§ Directive:
Extract the lines of the material below, beginning with the first and ending with the line that holds "y_ticks = [0.0, 0.5, 1.0, 1.5, 2.0, 2.5, 3.0, 3.5, 4.0]". Skip every picture.

§ Data section:
══════════
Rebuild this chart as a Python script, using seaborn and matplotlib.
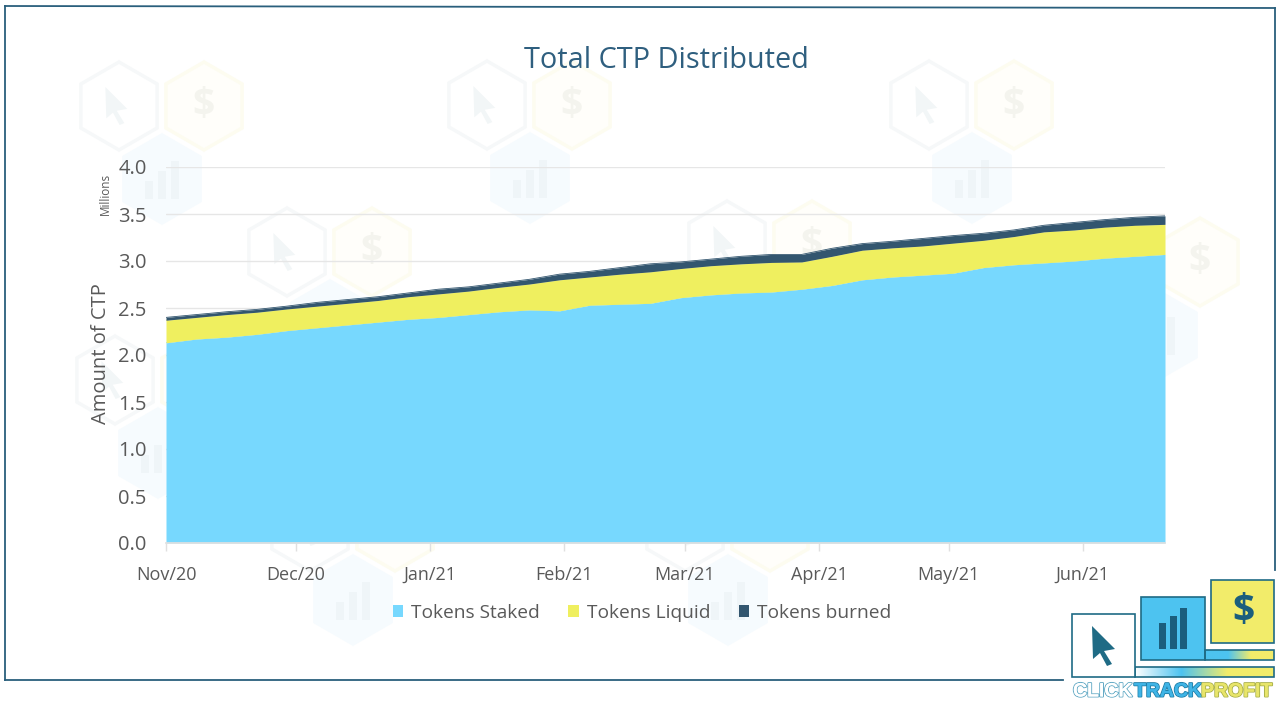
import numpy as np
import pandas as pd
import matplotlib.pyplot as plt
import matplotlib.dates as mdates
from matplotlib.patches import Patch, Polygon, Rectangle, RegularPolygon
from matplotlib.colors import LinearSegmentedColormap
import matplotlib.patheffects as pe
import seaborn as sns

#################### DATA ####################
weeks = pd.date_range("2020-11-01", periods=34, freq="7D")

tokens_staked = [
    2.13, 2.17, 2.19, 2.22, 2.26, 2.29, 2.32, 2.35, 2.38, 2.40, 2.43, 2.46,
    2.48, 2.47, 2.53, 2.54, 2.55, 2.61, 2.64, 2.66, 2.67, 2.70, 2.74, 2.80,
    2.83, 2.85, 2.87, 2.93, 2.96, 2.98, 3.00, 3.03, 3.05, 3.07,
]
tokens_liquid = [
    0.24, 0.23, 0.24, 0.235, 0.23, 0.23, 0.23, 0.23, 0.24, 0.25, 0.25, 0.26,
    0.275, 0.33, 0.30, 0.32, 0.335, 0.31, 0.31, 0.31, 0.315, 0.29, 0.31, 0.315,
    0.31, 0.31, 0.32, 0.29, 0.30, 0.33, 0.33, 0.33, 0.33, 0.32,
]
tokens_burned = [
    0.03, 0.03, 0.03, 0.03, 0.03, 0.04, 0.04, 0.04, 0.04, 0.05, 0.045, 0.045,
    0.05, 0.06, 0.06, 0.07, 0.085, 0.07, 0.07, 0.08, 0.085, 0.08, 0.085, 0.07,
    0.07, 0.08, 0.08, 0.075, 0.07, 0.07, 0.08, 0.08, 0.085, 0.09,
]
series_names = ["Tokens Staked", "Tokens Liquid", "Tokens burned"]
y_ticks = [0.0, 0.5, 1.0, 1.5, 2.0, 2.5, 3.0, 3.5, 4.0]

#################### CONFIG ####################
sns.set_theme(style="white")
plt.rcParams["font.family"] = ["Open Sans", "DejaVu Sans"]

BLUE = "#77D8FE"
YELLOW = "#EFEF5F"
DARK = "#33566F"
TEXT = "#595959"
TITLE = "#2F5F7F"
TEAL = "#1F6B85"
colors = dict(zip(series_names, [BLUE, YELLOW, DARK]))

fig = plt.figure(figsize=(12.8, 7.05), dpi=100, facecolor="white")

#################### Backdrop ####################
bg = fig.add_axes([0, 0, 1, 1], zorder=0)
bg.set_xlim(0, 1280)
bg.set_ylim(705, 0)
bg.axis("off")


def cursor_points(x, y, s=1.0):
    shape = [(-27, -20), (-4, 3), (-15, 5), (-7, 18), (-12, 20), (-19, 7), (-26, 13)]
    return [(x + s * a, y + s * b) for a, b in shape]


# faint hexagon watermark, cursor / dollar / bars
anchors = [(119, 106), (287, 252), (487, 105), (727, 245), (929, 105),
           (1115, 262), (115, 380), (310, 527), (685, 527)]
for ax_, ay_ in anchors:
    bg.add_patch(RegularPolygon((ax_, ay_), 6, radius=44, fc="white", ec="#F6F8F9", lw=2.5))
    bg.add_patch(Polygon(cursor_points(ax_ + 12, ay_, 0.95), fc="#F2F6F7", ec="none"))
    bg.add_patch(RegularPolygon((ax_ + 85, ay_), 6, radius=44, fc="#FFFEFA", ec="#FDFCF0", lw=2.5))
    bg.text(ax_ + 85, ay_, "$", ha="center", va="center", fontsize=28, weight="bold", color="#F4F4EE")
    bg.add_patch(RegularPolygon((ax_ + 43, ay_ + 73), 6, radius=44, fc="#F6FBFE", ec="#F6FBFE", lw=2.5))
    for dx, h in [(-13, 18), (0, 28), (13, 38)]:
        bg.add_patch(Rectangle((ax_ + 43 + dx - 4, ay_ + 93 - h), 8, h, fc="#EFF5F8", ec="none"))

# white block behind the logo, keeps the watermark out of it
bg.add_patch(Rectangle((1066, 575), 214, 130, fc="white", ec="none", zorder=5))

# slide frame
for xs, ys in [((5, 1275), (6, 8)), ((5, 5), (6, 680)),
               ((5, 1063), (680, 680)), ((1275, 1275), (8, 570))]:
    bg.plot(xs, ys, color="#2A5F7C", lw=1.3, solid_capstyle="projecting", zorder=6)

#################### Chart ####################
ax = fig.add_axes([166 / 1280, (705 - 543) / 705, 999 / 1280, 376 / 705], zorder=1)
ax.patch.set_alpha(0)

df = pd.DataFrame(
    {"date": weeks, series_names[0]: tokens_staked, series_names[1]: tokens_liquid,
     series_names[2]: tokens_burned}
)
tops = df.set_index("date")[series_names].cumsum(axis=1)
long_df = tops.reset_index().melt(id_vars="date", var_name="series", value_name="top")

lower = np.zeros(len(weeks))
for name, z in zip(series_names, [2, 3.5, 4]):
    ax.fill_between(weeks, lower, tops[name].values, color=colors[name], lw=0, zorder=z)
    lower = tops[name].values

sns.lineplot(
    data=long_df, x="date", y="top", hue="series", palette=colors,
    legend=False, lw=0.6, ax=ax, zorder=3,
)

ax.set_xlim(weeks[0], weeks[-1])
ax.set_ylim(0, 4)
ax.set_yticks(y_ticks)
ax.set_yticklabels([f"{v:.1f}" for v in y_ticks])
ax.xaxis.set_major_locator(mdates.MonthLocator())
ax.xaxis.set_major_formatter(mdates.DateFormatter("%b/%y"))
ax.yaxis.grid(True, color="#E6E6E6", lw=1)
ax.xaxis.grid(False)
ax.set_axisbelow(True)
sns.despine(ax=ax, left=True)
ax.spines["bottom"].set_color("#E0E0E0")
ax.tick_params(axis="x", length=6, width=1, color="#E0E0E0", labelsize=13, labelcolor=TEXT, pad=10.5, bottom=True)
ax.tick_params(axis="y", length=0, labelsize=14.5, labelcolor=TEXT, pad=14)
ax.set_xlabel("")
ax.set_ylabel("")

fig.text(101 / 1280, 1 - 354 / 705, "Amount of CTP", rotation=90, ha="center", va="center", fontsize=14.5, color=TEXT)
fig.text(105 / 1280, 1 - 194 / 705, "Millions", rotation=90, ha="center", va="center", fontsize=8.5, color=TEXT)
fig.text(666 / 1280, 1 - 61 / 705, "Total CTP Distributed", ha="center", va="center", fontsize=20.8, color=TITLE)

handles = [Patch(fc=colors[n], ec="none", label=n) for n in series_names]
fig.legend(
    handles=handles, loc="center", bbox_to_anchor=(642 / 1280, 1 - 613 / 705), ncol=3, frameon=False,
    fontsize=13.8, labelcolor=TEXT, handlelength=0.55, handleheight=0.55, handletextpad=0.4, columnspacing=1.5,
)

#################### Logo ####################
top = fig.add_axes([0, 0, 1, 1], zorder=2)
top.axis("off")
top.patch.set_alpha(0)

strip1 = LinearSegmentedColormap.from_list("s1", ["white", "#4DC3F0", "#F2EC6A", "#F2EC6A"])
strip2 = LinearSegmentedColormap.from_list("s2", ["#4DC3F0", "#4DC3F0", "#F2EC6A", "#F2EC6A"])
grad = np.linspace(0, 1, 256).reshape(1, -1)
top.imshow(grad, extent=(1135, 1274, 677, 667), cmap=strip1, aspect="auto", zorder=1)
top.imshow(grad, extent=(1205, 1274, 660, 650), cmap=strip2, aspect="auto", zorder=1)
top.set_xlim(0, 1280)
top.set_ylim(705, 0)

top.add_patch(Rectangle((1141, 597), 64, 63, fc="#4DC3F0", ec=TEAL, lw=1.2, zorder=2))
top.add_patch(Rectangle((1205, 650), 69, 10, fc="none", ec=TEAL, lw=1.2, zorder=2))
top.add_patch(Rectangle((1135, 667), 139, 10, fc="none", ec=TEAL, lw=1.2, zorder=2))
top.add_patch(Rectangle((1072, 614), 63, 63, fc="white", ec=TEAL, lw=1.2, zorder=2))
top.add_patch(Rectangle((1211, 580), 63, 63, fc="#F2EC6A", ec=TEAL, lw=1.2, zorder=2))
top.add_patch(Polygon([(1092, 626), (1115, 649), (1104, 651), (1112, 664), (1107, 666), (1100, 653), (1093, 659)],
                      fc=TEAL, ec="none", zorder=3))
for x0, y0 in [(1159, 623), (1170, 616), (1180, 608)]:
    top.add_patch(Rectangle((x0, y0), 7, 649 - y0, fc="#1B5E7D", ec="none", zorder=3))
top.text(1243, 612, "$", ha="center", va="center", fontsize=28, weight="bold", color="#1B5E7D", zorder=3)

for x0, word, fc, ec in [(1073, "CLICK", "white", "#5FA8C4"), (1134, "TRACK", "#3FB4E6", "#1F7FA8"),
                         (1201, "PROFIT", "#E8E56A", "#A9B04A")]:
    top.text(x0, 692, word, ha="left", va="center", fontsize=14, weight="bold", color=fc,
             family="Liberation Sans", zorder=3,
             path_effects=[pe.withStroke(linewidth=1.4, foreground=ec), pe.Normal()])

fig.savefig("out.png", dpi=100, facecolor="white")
══════════
§ Response:
Rebuild this chart as a Python script, using seaborn and matplotlib.
import numpy as np
import pandas as pd
import matplotlib.pyplot as plt
import matplotlib.dates as mdates
from matplotlib.patches import Patch, Polygon, Rectangle, RegularPolygon
from matplotlib.colors import LinearSegmentedColormap
import matplotlib.patheffects as pe
import seaborn as sns

#################### DATA ####################
weeks = pd.date_range("2020-11-01", periods=34, freq="7D")

tokens_staked = [
    2.13, 2.17, 2.19, 2.22, 2.26, 2.29, 2.32, 2.35, 2.38, 2.40, 2.43, 2.46,
    2.48, 2.47, 2.53, 2.54, 2.55, 2.61, 2.64, 2.66, 2.67, 2.70, 2.74, 2.80,
    2.83, 2.85, 2.87, 2.93, 2.96, 2.98, 3.00, 3.03, 3.05, 3.07,
]
tokens_liquid = [
    0.24, 0.23, 0.24, 0.235, 0.23, 0.23, 0.23, 0.23, 0.24, 0.25, 0.25, 0.26,
    0.275, 0.33, 0.30, 0.32, 0.335, 0.31, 0.31, 0.31, 0.315, 0.29, 0.31, 0.315,
    0.31, 0.31, 0.32, 0.29, 0.30, 0.33, 0.33, 0.33, 0.33, 0.32,
]
tokens_burned = [
    0.03, 0.03, 0.03, 0.03, 0.03, 0.04, 0.04, 0.04, 0.04, 0.05, 0.045, 0.045,
    0.05, 0.06, 0.06, 0.07, 0.085, 0.07, 0.07, 0.08, 0.085, 0.08, 0.085, 0.07,
    0.07, 0.08, 0.08, 0.075, 0.07, 0.07, 0.08, 0.08, 0.085, 0.09,
]
series_names = ["Tokens Staked", "Tokens Liquid", "Tokens burned"]
y_ticks = [0.0, 0.5, 1.0, 1.5, 2.0, 2.5, 3.0, 3.5, 4.0]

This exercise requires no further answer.